The Church in Mexico has largely avoided specialized Amerindian outreach within the past two decades. Attitudes and policies held by area, mission, and stake leaders have generally advocated for the integration of Mestizo and Amerindian members into the same congregations and have promoted Spanish usage for holding worship services and teaching classes. Mexican church administration has appeared to believe that the establishment of language-specific congregations for Amerindian groups will become too taxing on mission or stake leadership due to historical challenges in establishing self-sufficient local leadership among Amerindian groups, language barriers, socioeconomic divides, and remote location. Although it is not entirely clear why mission and area leaders in Mexico have not placed emphasis on reaching Amerindian peoples due to their large populations and generally high receptivity, it appears that this lack of outreach has been due to self-sufficiency problems for the Church in Mexico as a whole and a conservative approach to the centers of strength policy. Within the past five years, the Church in Mexico has experienced little to no "real growth" due to quick-baptism tactics, local leadership development problems, and low member activity rates.
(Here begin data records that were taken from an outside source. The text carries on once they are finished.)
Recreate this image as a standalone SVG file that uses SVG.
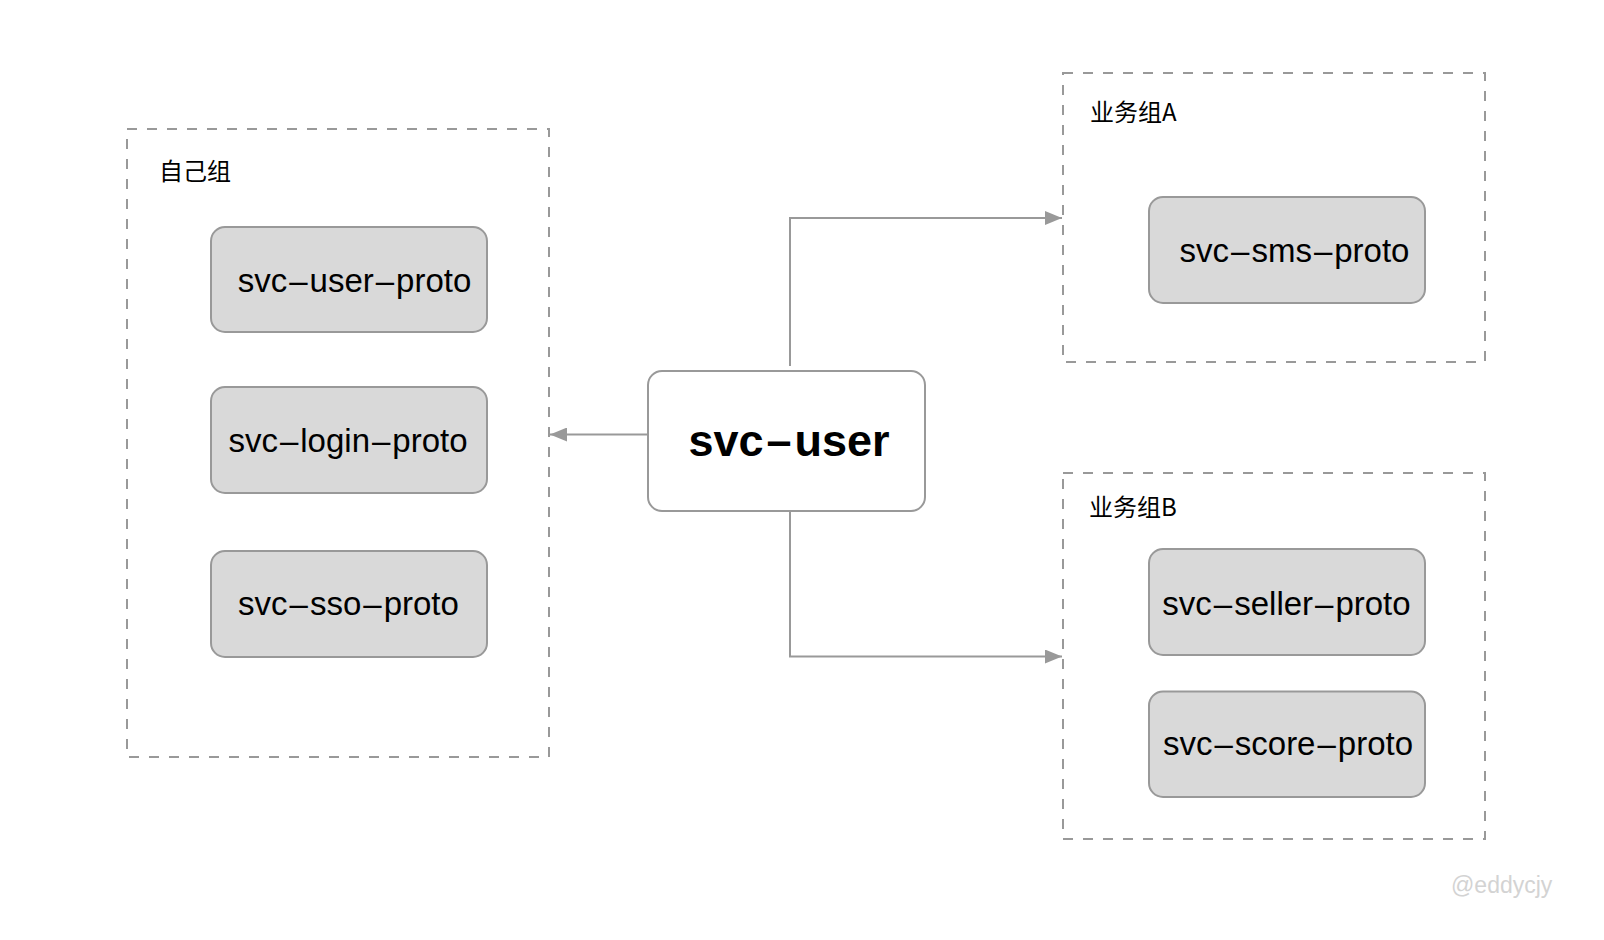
<svg xmlns="http://www.w3.org/2000/svg" width="1604" height="940" viewBox="0 0 1604 940">
<style>
.grp{fill:none;stroke:#999;stroke-width:2;stroke-dasharray:10 10}
.glabel{font-family:"Noto Sans CJK SC","Noto Sans",sans-serif;font-size:24px;fill:#000}
.proto{fill:#d9d9d9;stroke:#999;stroke-width:2}
.ptext{font-family:"Liberation Sans",Arial,sans-serif;font-size:33px;fill:#000;text-anchor:middle}
.conn{fill:none;stroke:#999;stroke-width:2}
</style>
<defs>
<marker id="arr" viewBox="0 0 17 14" refX="17" refY="7" markerWidth="17" markerHeight="14" markerUnits="userSpaceOnUse" orient="auto">
<path d="M0,0 L17,7 L0,14 Z" fill="#999"/>
</marker>
</defs>
<rect width="1604" height="940" fill="#fff"/>
<g id="group-self">
<rect class="grp" x="127" y="129" width="422" height="628"/>
<text class="glabel" x="159" y="180">自己组</text>
</g>
<g id="group-a">
<rect class="grp" x="1063" y="73" width="422" height="289"/>
<text class="glabel" x="1090" y="121">业务组A</text>
</g>
<g id="group-b">
<rect class="grp" x="1063" y="473" width="422" height="366"/>
<text class="glabel" x="1089" y="516">业务组B</text>
</g>
<g id="connectors">
<path class="conn" d="M648,434.5 H550" marker-end="url(#arr)"/>
<path class="conn" d="M790,366 V218 H1062" marker-end="url(#arr)"/>
<path class="conn" d="M790,512 V656.5 H1062" marker-end="url(#arr)"/>
</g>
<g id="svc-user">
<rect x="648" y="371" width="277" height="140" rx="14" fill="#fff" stroke="#999" stroke-width="2"/>
<text x="789" y="456" font-family="'Liberation Sans',Arial,sans-serif" font-size="45" font-weight="bold" text-anchor="middle" fill="#000">svc<tspan dx="3">–</tspan><tspan dx="3">user</tspan></text>
</g>
<g id="svc-user-proto">
<rect class="proto" x="211" y="227" width="276" height="105" rx="14"/>
<text class="ptext" x="354.5" y="292">svc<tspan dx="2">–</tspan><tspan dx="2">user</tspan><tspan dx="2">–</tspan><tspan dx="2">proto</tspan></text>
</g>
<g id="svc-login-proto">
<rect class="proto" x="211" y="387" width="276" height="106" rx="14"/>
<text class="ptext" x="348" y="452">svc<tspan dx="2">–</tspan><tspan dx="2">login</tspan><tspan dx="2">–</tspan><tspan dx="2">proto</tspan></text>
</g>
<g id="svc-sso-proto">
<rect class="proto" x="211" y="551" width="276" height="106" rx="14"/>
<text class="ptext" x="348.5" y="615">svc<tspan dx="2">–</tspan><tspan dx="2">sso</tspan><tspan dx="2">–</tspan><tspan dx="2">proto</tspan></text>
</g>
<g id="svc-sms-proto">
<rect class="proto" x="1149" y="197" width="276" height="106" rx="14"/>
<text class="ptext" x="1294.5" y="262">svc<tspan dx="2">–</tspan><tspan dx="2">sms</tspan><tspan dx="2">–</tspan><tspan dx="2">proto</tspan></text>
</g>
<g id="svc-seller-proto">
<rect class="proto" x="1149" y="549" width="276" height="106" rx="14"/>
<text class="ptext" x="1286.5" y="615">svc<tspan dx="2">–</tspan><tspan dx="2">seller</tspan><tspan dx="2">–</tspan><tspan dx="2">proto</tspan></text>
</g>
<g id="svc-score-proto">
<rect class="proto" x="1149" y="691.5" width="276" height="105.5" rx="14"/>
<text class="ptext" x="1288" y="755">svc<tspan dx="2">–</tspan><tspan dx="2">score</tspan><tspan dx="2">–</tspan><tspan dx="2">proto</tspan></text>
</g>
<text x="1451" y="893" font-family="'Liberation Sans',Arial,sans-serif" font-size="23" fill="#d3d3d3">@eddycjy</text>
</svg>
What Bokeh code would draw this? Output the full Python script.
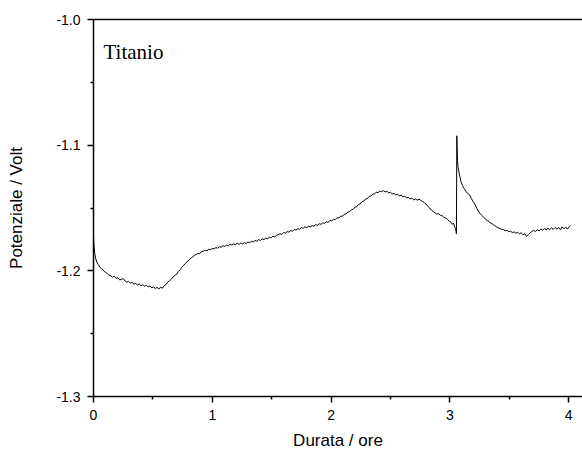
from bokeh.plotting import figure
from bokeh.models import Range1d, LinearAxis, FixedTicker, PrintfTickFormatter, Label, ColumnDataSource
from bokeh.embed import file_html
from bokeh.resources import INLINE

hours = [
    0.000, 0.004, 0.010, 0.018, 0.028, 0.040, 0.055, 0.070, 0.085, 0.100,
    0.115, 0.130, 0.145, 0.160, 0.175, 0.190, 0.205, 0.220, 0.235, 0.250,
    0.265, 0.280, 0.295, 0.310, 0.325, 0.340, 0.355, 0.370, 0.385, 0.400,
    0.415, 0.430, 0.445, 0.460, 0.475, 0.490, 0.505, 0.520, 0.535, 0.550,
    0.565, 0.580, 0.595, 0.610, 0.625, 0.640, 0.655, 0.670, 0.685, 0.700,
    0.715, 0.730, 0.745, 0.760, 0.775, 0.790, 0.805, 0.820, 0.835, 0.850,
    0.865, 0.880, 0.895, 0.910, 0.925, 0.940, 0.955, 0.970, 0.985, 1.000,
    1.015, 1.030, 1.045, 1.060, 1.075, 1.090, 1.105, 1.120, 1.135, 1.150,
    1.165, 1.180, 1.195, 1.210, 1.225, 1.240, 1.255, 1.270, 1.285, 1.300,
    1.315, 1.330, 1.345, 1.360, 1.375, 1.390, 1.405, 1.420, 1.435, 1.450,
    1.465, 1.480, 1.495, 1.510, 1.525, 1.540, 1.555, 1.570, 1.585, 1.600,
    1.615, 1.630, 1.645, 1.660, 1.675, 1.690, 1.705, 1.720, 1.735, 1.750,
    1.765, 1.780, 1.795, 1.810, 1.825, 1.840, 1.855, 1.870, 1.885, 1.900,
    1.915, 1.930, 1.945, 1.960, 1.975, 1.990, 2.005, 2.020, 2.035, 2.050,
    2.065, 2.080, 2.095, 2.110, 2.125, 2.140, 2.155, 2.170, 2.185, 2.200,
    2.215, 2.230, 2.245, 2.260, 2.275, 2.290, 2.305, 2.320, 2.335, 2.350,
    2.365, 2.380, 2.395, 2.410, 2.425, 2.440, 2.455, 2.470, 2.485, 2.500,
    2.515, 2.530, 2.545, 2.560, 2.575, 2.590, 2.605, 2.620, 2.635, 2.650,
    2.665, 2.680, 2.695, 2.710, 2.725, 2.740, 2.755, 2.770, 2.785, 2.800,
    2.815, 2.830, 2.845, 2.860, 2.875, 2.890, 2.905, 2.920, 2.935, 2.950,
    2.965, 2.980, 2.995, 3.010, 3.020, 3.030, 3.040, 3.048, 3.055, 3.058,
    3.061, 3.064, 3.068, 3.075, 3.085, 3.095, 3.105, 3.120, 3.135, 3.150,
    3.165, 3.180, 3.195, 3.210, 3.225, 3.240, 3.255, 3.270, 3.285, 3.300,
    3.315, 3.330, 3.345, 3.360, 3.375, 3.390, 3.405, 3.420, 3.435, 3.450,
    3.465, 3.480, 3.495, 3.510, 3.525, 3.540, 3.555, 3.570, 3.585, 3.600,
    3.615, 3.630, 3.645, 3.660, 3.675, 3.690, 3.705, 3.720, 3.735, 3.750,
    3.765, 3.780, 3.795, 3.810, 3.825, 3.840, 3.855, 3.870, 3.885, 3.900,
    3.915, 3.930, 3.945, 3.960, 3.975, 3.990, 4.005, 4.015,
]

potential = [
    -1.1730, -1.1800, -1.1860, -1.1900, -1.1930, -1.1950, -1.1972, -1.1985, -1.2000, -1.2012,
    -1.2020, -1.2035, -1.2040, -1.2050, -1.2042, -1.2060, -1.2055, -1.2072, -1.2068, -1.2062,
    -1.2080, -1.2090, -1.2084, -1.2098, -1.2092, -1.2105, -1.2100, -1.2112, -1.2104, -1.2118,
    -1.2110, -1.2122, -1.2115, -1.2128, -1.2120, -1.2135, -1.2128, -1.2140, -1.2132, -1.2145,
    -1.2130, -1.2138, -1.2118, -1.2110, -1.2090, -1.2078, -1.2065, -1.2050, -1.2035, -1.2028,
    -1.2005, -1.1990, -1.1970, -1.1955, -1.1940, -1.1925, -1.1915, -1.1898, -1.1890, -1.1875,
    -1.1870, -1.1860, -1.1862, -1.1848, -1.1845, -1.1835, -1.1840, -1.1828, -1.1832, -1.1822,
    -1.1826, -1.1815, -1.1820, -1.1808, -1.1812, -1.1800, -1.1806, -1.1795, -1.1800, -1.1788,
    -1.1795, -1.1785, -1.1792, -1.1780, -1.1790, -1.1778, -1.1786, -1.1775, -1.1782, -1.1770,
    -1.1776, -1.1765, -1.1770, -1.1758, -1.1765, -1.1752, -1.1758, -1.1745, -1.1752, -1.1740,
    -1.1745, -1.1732, -1.1738, -1.1725, -1.1730, -1.1718, -1.1712, -1.1705, -1.1710, -1.1695,
    -1.1700, -1.1688, -1.1692, -1.1680, -1.1685, -1.1672, -1.1676, -1.1665, -1.1670, -1.1655,
    -1.1662, -1.1650, -1.1656, -1.1645, -1.1650, -1.1640, -1.1645, -1.1632, -1.1638, -1.1625,
    -1.1630, -1.1618, -1.1622, -1.1610, -1.1614, -1.1600, -1.1603, -1.1590, -1.1592, -1.1578,
    -1.1580, -1.1565, -1.1566, -1.1550, -1.1548, -1.1532, -1.1530, -1.1515, -1.1510, -1.1494,
    -1.1490, -1.1472, -1.1468, -1.1450, -1.1445, -1.1428, -1.1425, -1.1408, -1.1405, -1.1390,
    -1.1388, -1.1375, -1.1378, -1.1365, -1.1370, -1.1362, -1.1372, -1.1368, -1.1380, -1.1375,
    -1.1388, -1.1384, -1.1396, -1.1390, -1.1405, -1.1398, -1.1410, -1.1405, -1.1420, -1.1415,
    -1.1428, -1.1422, -1.1435, -1.1428, -1.1438, -1.1430, -1.1440, -1.1448, -1.1458, -1.1470,
    -1.1488, -1.1500, -1.1518, -1.1528, -1.1540, -1.1548, -1.1545, -1.1558, -1.1562, -1.1575,
    -1.1580, -1.1592, -1.1605, -1.1615, -1.1630, -1.1620, -1.1652, -1.1665, -1.1705, -1.0925,
    -1.1030, -1.1120, -1.1170, -1.1210, -1.1255, -1.1295, -1.1320, -1.1345, -1.1368, -1.1385,
    -1.1395, -1.1425, -1.1448, -1.1470, -1.1500, -1.1525, -1.1545, -1.1560, -1.1575, -1.1590,
    -1.1600, -1.1610, -1.1620, -1.1630, -1.1640, -1.1648, -1.1658, -1.1662, -1.1670, -1.1672,
    -1.1680, -1.1678, -1.1688, -1.1684, -1.1695, -1.1690, -1.1700, -1.1694, -1.1705, -1.1698,
    -1.1712, -1.1705, -1.1725, -1.1712, -1.1700, -1.1685, -1.1678, -1.1688, -1.1672, -1.1682,
    -1.1668, -1.1678, -1.1662, -1.1675, -1.1660, -1.1672, -1.1658, -1.1670, -1.1655, -1.1668,
    -1.1655, -1.1672, -1.1650, -1.1665, -1.1652, -1.1668, -1.1648, -1.1640,
]

x_ticks = [0, 1, 2, 3, 4]
x_minor = [0.5, 1.5, 2.5, 3.5]
y_ticks = [-1.3, -1.2, -1.1, -1.0]
y_minor = [-1.25, -1.15, -1.05]

x_title = "Durata / ore"
y_title = "Potenziale / Volt"
annotation = "Titanio"

SANS = "Liberation Sans"
SERIF = "Liberation Serif"

p = figure(
    width=582, height=454,
    x_range=Range1d(0, 4.116), y_range=Range1d(-1.3, -1.0),
    output_backend="svg", toolbar_location=None,
    min_border_left=93, min_border_right=0, min_border_top=19, min_border_bottom=58,
)
p.outline_line_color = None
p.xgrid.visible = False
p.ygrid.visible = False
p.background_fill_color = "white"
p.border_fill_color = "white"

src = ColumnDataSource(data=dict(h=hours, v=potential))
p.line("h", "v", source=src, line_color="black", line_width=1)

for ax in (p.xaxis[0], p.yaxis[0]):
    ax.axis_line_color = "black"
    ax.axis_line_width = 1.5
    ax.major_tick_line_color = "black"
    ax.major_tick_line_width = 1.5
    ax.minor_tick_line_color = "black"
    ax.minor_tick_line_width = 1.5
    ax.major_tick_in = 0
    ax.minor_tick_in = 0
    ax.major_tick_out = 6
    ax.minor_tick_out = 3
    ax.major_label_text_font = SANS
    ax.major_label_text_font_size = "14px"
    ax.major_label_text_color = "black"
    ax.axis_label_text_font = SANS
    ax.axis_label_text_font_size = "17px"
    ax.axis_label_text_font_style = "normal"
    ax.axis_label_text_color = "black"
    ax.major_label_standoff = 7

p.xaxis[0].ticker = FixedTicker(ticks=x_ticks, minor_ticks=x_minor)
p.xaxis[0].formatter = PrintfTickFormatter(format="%d")
p.xaxis[0].axis_label = x_title
p.xaxis[0].axis_label_standoff = 8

p.yaxis[0].ticker = FixedTicker(ticks=y_ticks, minor_ticks=y_minor)
p.yaxis[0].formatter = PrintfTickFormatter(format="%.1f")
p.yaxis[0].axis_label = y_title
p.yaxis[0].axis_label_standoff = 27

top = LinearAxis(ticker=FixedTicker(ticks=[]), axis_line_color="black", axis_line_width=1.5,
                 major_tick_line_color=None, minor_tick_line_color=None,
                 major_label_text_font_size="0px")
p.add_layout(top, "above")

p.add_layout(Label(x=0.084, y=-1.0255, text=annotation, text_font=SERIF,
                   text_font_size="21px", text_color="black", text_baseline="alphabetic"))

open("out.html", "w").write(file_html(p, INLINE))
Between year-end 2009 and year-end 2013, the Church added 146,666 members to its roles yet the total number of congregations (wards and branches) decreased by 27 during this four-year period from 2,007 to 1,980. As increasing numbers of congregations strongly correlate with increasing numbers of active members, this development is discouraging and predicts that little to no progress will occur in establishing specialized Amerindian outreach among additional peoples until real-growth frustrations are sufficiently rectified as reflected by a return to steady, year-to-year increases in the number of wards and branches nationwide. A return to commensurate membership and congregational growth trends will also evidence progress maintaining acceptable convert retention rates as larger numbers of active members require the organization of additional congregations.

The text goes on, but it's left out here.